Yuan Longping, one of the prestigious Chinese agronomists famed for his success in breeding hybrid paddy and a member of the CPPCC National Committee, set China's alert line at the annual grain output of 485 million tons, but the figure reached merely 430 million tons last year.

Li Siheng, an established researcher with the State Cereals Administration, warned that China's grain supply might fall short strategically owing to years of lower yields, reduced state grain reserves and less grain stored by individual farmers. The country' s grain output has been hovering around 450 million tons for the past four consecutive years, he recalled.

The 2003 was taken as a turning point for China's grain security, as per-capita grain output in the year was reduced to below the 350 kilogram-mark, the lowest per-capita yearly average for the past decade.

In China, grain supply had been insufficient in the 1980s, when Chinese farmers were encouraged by their government to increase grain production through market-oriented reforms. In 1998, the country's grain output topped a record high of over 500 million tons. The government has announced proudly that China, with the total national acreage of its cropland constituting only seven percent of the world's total, is capable of feeding the world's largest population, or 22 percent of the world's total.

The related saturated grain supply resulted in a drop in grain prices, which dampened to grain farmers' enthusiasm and local governments in some areas downsized the farmland acreage to reduce grain output to some extent. Meanwhile, with the expansion of extensive infrastructure construction and urban development and the rise of industrial and high-tech parks, grain crop acreage decreased by a big margin in the country.

Nevertheless, it is far from a grain crisis, noted Han Jun, an official of the Development Research Center under the State Council, who said the grain supply had maintained a balance between supply and demand. China had witnessed bumper grain harvests from 1995 to 1998, leaving a combined reserve of as high as 500 million tons, equal to an average annual output in grain stocks at present. It has thus laid a solid basis for the country' s grain security, he noted.
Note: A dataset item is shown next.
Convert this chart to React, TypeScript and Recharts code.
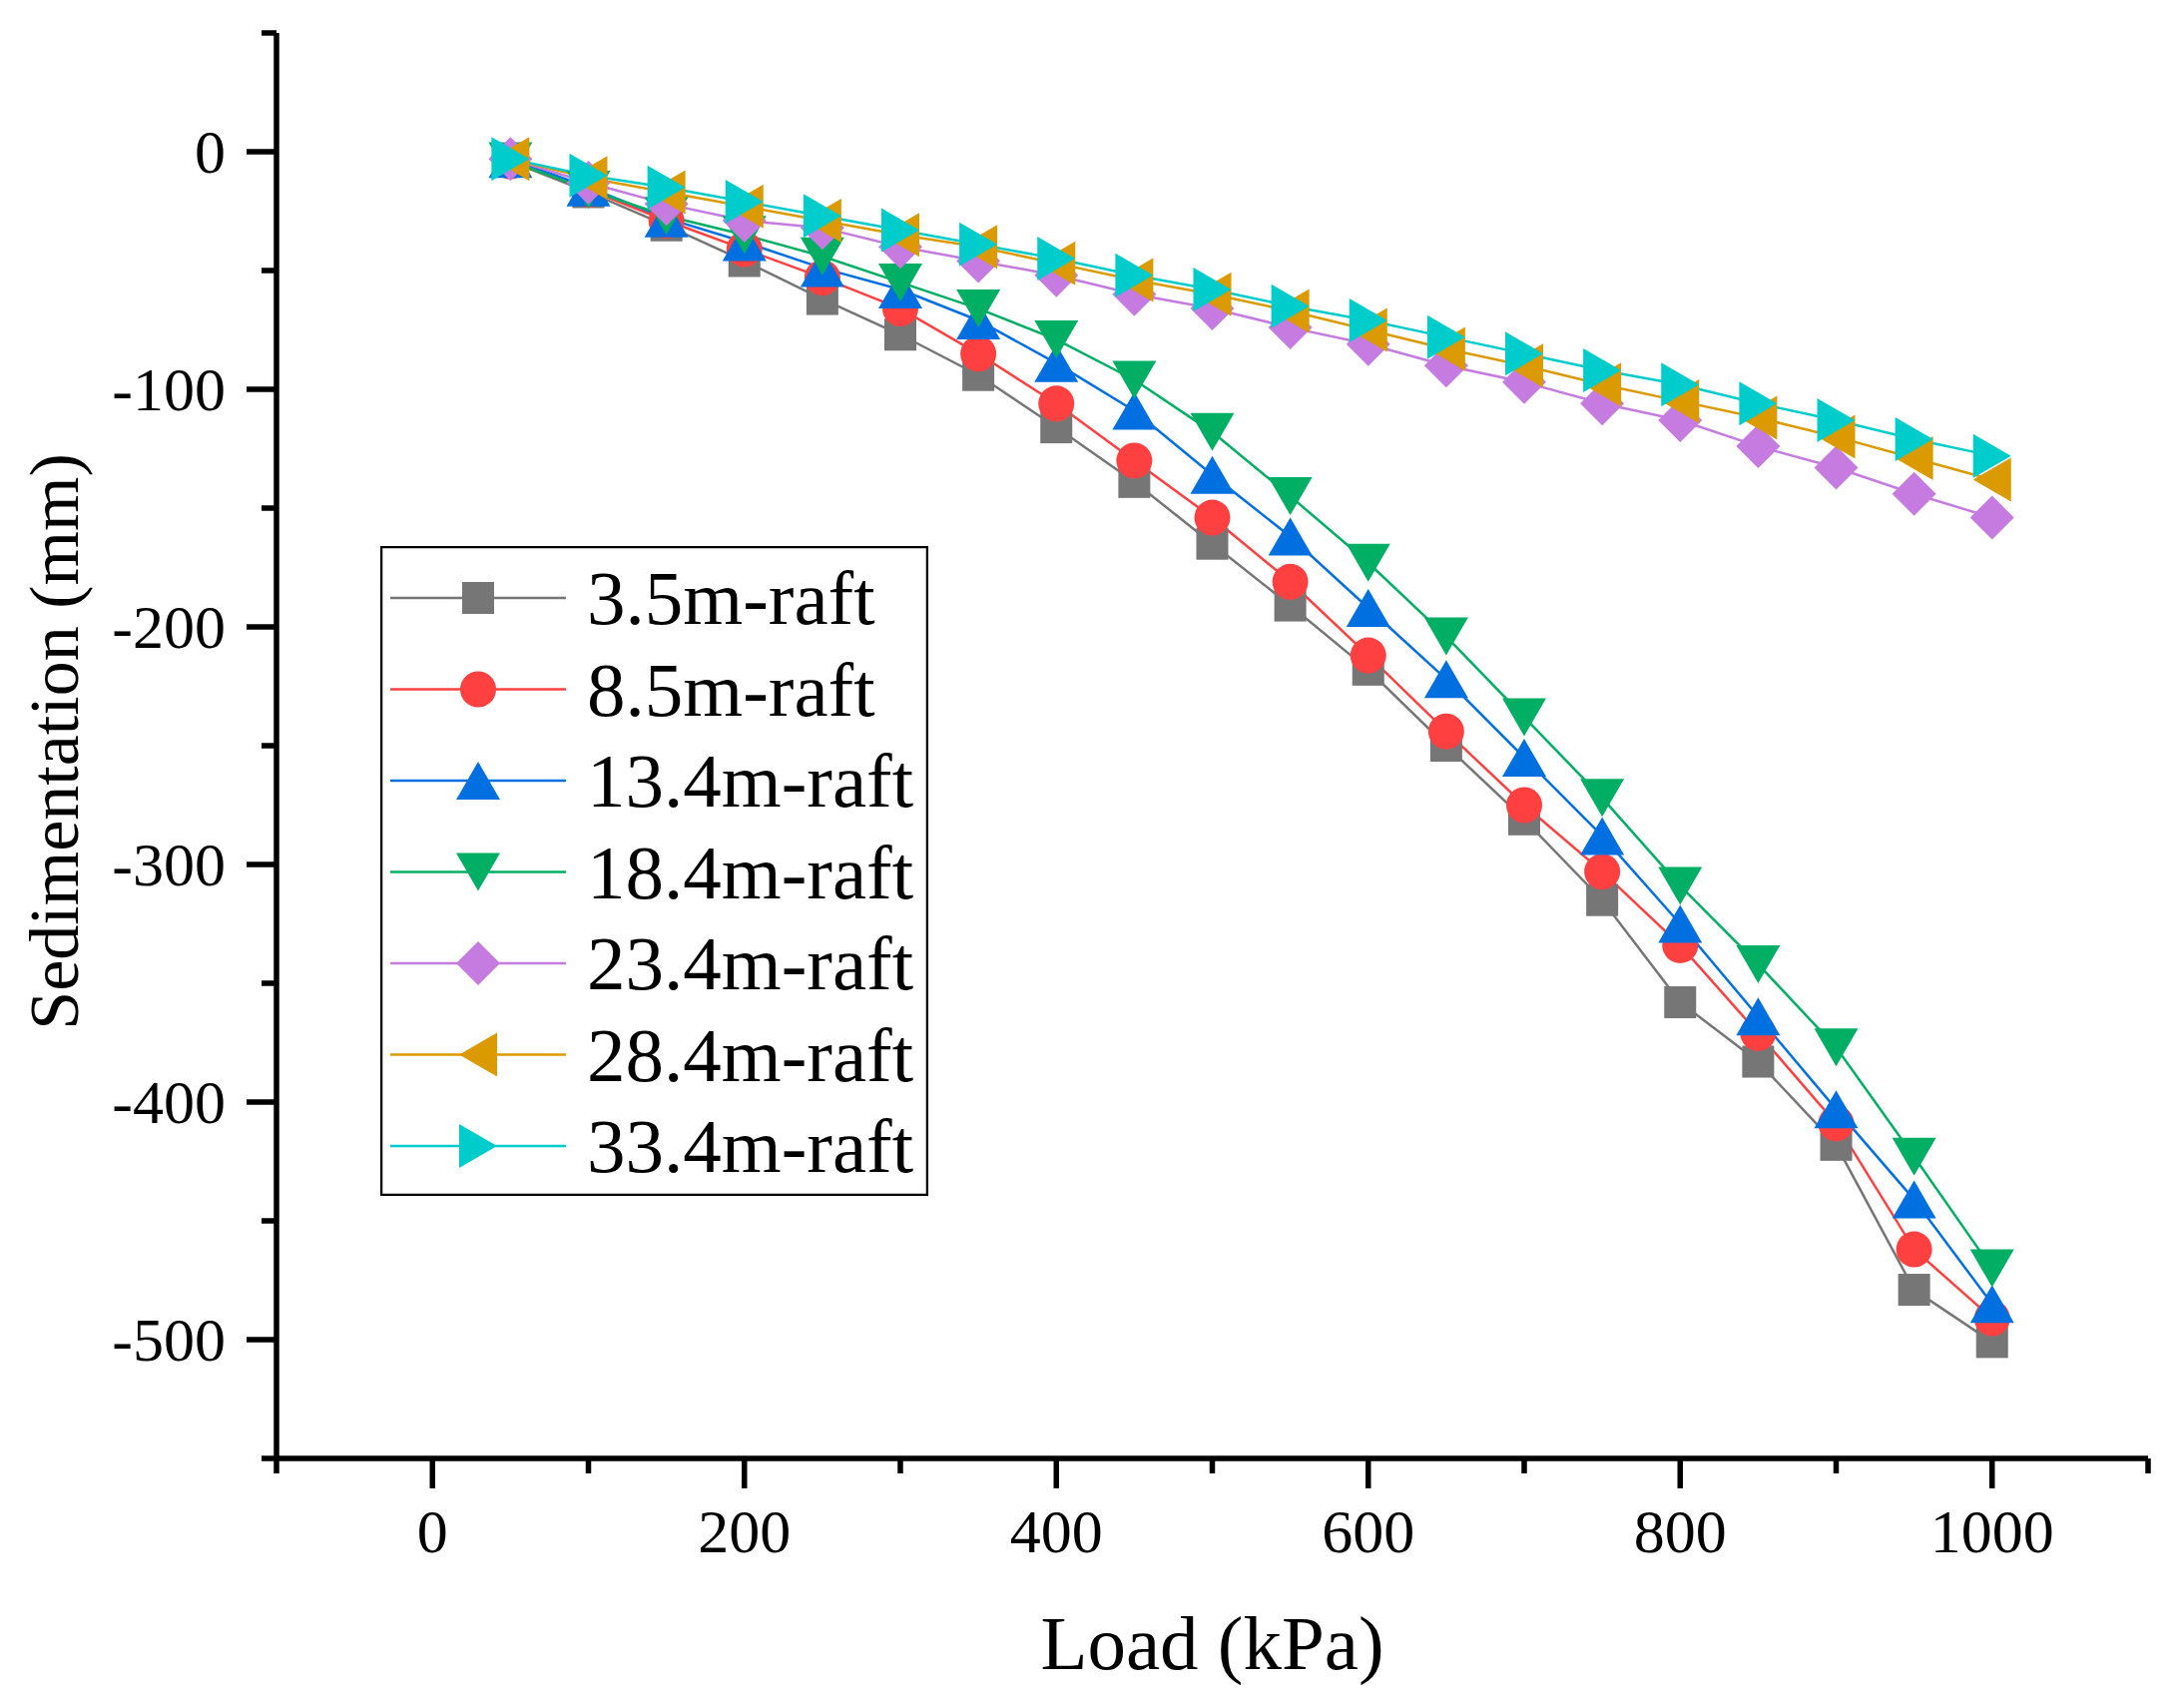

Zhang Baowen, vice minister of agriculture, said the Chinese government is working very hard to increase the country's grain output to 460 million tons, with an increase of 60 kilograms per hectare for 2005, and a range of preferential policies will be issued to encourage grain growers.

Currently, the government departments concerned are working on the amendments of the relevant laws and regulations on land use, in a bid to protect cultivated land well and strictly, said Chen Xiwen, deputy director of the Office of the Leading Group on Financial Affairs of the Communist Party of China (CPC) Central Committee.

Meanwhile, the NPC Standing Committee has begun revising the Law on Land Management.